--- Listed records ---

- - - -

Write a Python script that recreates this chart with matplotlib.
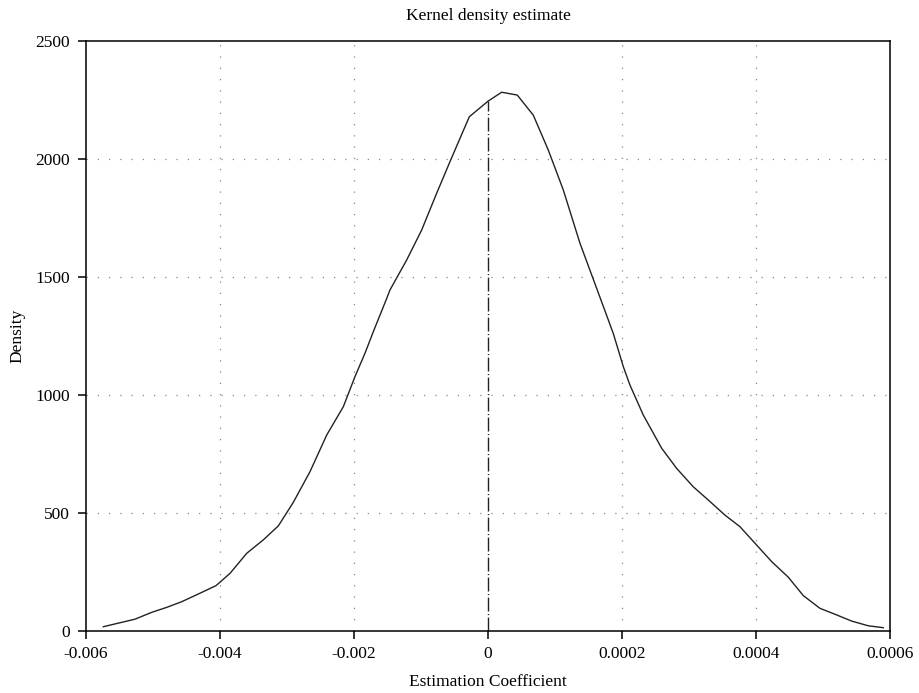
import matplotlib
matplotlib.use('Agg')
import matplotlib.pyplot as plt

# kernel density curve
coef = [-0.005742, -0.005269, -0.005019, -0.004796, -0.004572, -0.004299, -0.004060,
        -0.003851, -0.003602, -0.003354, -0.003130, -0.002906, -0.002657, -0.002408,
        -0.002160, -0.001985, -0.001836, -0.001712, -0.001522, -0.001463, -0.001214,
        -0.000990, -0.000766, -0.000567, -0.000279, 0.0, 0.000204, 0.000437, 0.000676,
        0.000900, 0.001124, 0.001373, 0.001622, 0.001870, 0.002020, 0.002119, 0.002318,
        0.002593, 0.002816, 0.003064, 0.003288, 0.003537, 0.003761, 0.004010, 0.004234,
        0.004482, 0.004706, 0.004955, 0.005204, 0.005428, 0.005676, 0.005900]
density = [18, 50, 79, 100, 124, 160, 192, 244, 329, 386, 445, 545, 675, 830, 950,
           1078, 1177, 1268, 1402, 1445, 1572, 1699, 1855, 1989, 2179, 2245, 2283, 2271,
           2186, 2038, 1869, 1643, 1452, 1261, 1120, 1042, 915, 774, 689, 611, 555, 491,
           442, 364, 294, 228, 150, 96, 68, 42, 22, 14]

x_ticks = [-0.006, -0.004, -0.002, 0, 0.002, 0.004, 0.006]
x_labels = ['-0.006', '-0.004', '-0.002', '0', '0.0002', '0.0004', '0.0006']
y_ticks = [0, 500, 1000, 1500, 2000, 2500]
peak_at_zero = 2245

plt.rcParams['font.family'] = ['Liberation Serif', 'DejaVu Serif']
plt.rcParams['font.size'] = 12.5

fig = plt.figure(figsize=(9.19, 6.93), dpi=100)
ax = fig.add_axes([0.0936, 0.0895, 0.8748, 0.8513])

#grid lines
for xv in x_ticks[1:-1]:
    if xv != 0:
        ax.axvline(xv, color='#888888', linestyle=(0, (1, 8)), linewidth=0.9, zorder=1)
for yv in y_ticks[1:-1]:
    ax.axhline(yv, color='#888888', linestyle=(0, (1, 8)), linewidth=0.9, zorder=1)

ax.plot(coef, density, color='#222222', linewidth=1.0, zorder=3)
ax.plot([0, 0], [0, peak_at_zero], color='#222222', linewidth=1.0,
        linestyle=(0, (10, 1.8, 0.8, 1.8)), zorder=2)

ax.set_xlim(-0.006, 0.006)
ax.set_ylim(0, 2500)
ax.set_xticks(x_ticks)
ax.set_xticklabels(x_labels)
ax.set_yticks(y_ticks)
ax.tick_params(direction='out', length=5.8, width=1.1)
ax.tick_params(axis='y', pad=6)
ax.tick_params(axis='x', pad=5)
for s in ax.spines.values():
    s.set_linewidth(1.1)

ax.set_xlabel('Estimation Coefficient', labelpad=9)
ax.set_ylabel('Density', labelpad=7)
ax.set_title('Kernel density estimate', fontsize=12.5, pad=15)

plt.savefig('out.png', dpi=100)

- - - -

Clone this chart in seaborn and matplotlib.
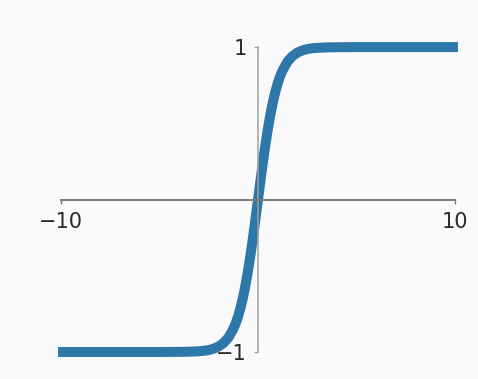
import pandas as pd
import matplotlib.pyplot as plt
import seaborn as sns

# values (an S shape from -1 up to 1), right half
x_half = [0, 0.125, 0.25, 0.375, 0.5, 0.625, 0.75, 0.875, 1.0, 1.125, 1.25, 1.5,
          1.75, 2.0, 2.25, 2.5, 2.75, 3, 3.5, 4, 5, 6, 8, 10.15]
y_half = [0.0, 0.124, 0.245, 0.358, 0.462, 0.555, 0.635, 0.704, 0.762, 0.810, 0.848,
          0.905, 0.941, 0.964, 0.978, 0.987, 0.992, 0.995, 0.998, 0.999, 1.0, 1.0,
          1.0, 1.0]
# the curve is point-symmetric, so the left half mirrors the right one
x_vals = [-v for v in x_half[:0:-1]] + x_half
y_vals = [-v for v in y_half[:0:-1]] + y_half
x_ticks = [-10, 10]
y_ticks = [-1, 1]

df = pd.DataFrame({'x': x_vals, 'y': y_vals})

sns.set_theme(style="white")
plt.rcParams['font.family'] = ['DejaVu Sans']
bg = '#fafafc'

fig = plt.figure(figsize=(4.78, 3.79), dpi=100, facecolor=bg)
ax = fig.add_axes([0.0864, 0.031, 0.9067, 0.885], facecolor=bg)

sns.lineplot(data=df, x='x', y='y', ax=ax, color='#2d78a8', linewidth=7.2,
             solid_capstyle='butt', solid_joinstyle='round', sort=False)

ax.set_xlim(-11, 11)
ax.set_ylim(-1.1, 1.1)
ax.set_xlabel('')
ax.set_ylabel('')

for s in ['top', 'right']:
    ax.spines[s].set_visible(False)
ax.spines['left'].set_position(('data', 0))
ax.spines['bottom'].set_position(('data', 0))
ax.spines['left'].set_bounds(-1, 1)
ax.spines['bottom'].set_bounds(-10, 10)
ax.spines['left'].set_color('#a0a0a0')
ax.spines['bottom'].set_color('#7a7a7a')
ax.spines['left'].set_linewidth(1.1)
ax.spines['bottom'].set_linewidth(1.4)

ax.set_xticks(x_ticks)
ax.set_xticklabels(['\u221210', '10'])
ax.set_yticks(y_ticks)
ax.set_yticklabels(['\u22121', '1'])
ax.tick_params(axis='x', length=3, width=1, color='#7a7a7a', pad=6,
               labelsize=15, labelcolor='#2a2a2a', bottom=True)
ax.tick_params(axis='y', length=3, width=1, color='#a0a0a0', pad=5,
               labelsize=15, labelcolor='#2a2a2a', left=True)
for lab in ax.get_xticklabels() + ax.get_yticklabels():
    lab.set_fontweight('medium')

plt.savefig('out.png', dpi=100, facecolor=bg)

- - - -

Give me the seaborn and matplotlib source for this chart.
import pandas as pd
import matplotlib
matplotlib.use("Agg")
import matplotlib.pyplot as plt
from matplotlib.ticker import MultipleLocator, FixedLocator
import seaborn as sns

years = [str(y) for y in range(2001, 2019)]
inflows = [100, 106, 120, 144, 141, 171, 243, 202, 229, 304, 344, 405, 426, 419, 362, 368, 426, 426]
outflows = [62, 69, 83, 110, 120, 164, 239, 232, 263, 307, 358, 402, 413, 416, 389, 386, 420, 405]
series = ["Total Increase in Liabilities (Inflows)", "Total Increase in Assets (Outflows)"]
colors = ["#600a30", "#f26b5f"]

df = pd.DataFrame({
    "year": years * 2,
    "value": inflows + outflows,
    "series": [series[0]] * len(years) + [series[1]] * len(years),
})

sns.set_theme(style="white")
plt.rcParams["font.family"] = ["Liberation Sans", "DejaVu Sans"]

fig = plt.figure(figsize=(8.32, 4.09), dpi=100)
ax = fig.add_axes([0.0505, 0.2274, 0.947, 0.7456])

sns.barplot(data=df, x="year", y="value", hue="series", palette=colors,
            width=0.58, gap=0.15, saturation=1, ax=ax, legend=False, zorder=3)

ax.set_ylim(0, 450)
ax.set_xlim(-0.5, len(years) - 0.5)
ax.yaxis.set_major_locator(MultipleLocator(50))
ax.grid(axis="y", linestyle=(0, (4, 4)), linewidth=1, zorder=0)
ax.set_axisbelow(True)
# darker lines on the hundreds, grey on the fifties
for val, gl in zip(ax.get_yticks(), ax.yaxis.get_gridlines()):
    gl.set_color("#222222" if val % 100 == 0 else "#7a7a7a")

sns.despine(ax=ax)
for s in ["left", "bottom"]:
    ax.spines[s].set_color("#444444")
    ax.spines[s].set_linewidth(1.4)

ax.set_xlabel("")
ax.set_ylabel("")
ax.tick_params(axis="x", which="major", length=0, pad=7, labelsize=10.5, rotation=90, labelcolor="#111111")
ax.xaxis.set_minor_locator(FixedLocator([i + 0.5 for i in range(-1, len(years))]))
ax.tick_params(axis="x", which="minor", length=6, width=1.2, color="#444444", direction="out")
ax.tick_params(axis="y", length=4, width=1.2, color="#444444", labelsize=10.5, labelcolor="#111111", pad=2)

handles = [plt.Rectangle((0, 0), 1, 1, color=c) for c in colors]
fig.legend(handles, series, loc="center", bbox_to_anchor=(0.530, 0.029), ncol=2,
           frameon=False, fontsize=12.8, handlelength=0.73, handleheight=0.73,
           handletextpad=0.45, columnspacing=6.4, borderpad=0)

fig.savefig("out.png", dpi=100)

- - - -

--- Problem ---
Without the pictures, give again exactly the lines above starting at the line containing "Clone this chart in seaborn and matplotlib." and ending at the line containing "plt.savefig('out.png', dpi=100, facecolor=bg)".

--- Right answer ---
Clone this chart in seaborn and matplotlib.
import pandas as pd
import matplotlib.pyplot as plt
import seaborn as sns

# values (an S shape from -1 up to 1), right half
x_half = [0, 0.125, 0.25, 0.375, 0.5, 0.625, 0.75, 0.875, 1.0, 1.125, 1.25, 1.5,
          1.75, 2.0, 2.25, 2.5, 2.75, 3, 3.5, 4, 5, 6, 8, 10.15]
y_half = [0.0, 0.124, 0.245, 0.358, 0.462, 0.555, 0.635, 0.704, 0.762, 0.810, 0.848,
          0.905, 0.941, 0.964, 0.978, 0.987, 0.992, 0.995, 0.998, 0.999, 1.0, 1.0,
          1.0, 1.0]
# the curve is point-symmetric, so the left half mirrors the right one
x_vals = [-v for v in x_half[:0:-1]] + x_half
y_vals = [-v for v in y_half[:0:-1]] + y_half
x_ticks = [-10, 10]
y_ticks = [-1, 1]

df = pd.DataFrame({'x': x_vals, 'y': y_vals})

sns.set_theme(style="white")
plt.rcParams['font.family'] = ['DejaVu Sans']
bg = '#fafafc'

fig = plt.figure(figsize=(4.78, 3.79), dpi=100, facecolor=bg)
ax = fig.add_axes([0.0864, 0.031, 0.9067, 0.885], facecolor=bg)

sns.lineplot(data=df, x='x', y='y', ax=ax, color='#2d78a8', linewidth=7.2,
             solid_capstyle='butt', solid_joinstyle='round', sort=False)

ax.set_xlim(-11, 11)
ax.set_ylim(-1.1, 1.1)
ax.set_xlabel('')
ax.set_ylabel('')

for s in ['top', 'right']:
    ax.spines[s].set_visible(False)
ax.spines['left'].set_position(('data', 0))
ax.spines['bottom'].set_position(('data', 0))
ax.spines['left'].set_bounds(-1, 1)
ax.spines['bottom'].set_bounds(-10, 10)
ax.spines['left'].set_color('#a0a0a0')
ax.spines['bottom'].set_color('#7a7a7a')
ax.spines['left'].set_linewidth(1.1)
ax.spines['bottom'].set_linewidth(1.4)

ax.set_xticks(x_ticks)
ax.set_xticklabels(['\u221210', '10'])
ax.set_yticks(y_ticks)
ax.set_yticklabels(['\u22121', '1'])
ax.tick_params(axis='x', length=3, width=1, color='#7a7a7a', pad=6,
               labelsize=15, labelcolor='#2a2a2a', bottom=True)
ax.tick_params(axis='y', length=3, width=1, color='#a0a0a0', pad=5,
               labelsize=15, labelcolor='#2a2a2a', left=True)
for lab in ax.get_xticklabels() + ax.get_yticklabels():
    lab.set_fontweight('medium')

plt.savefig('out.png', dpi=100, facecolor=bg)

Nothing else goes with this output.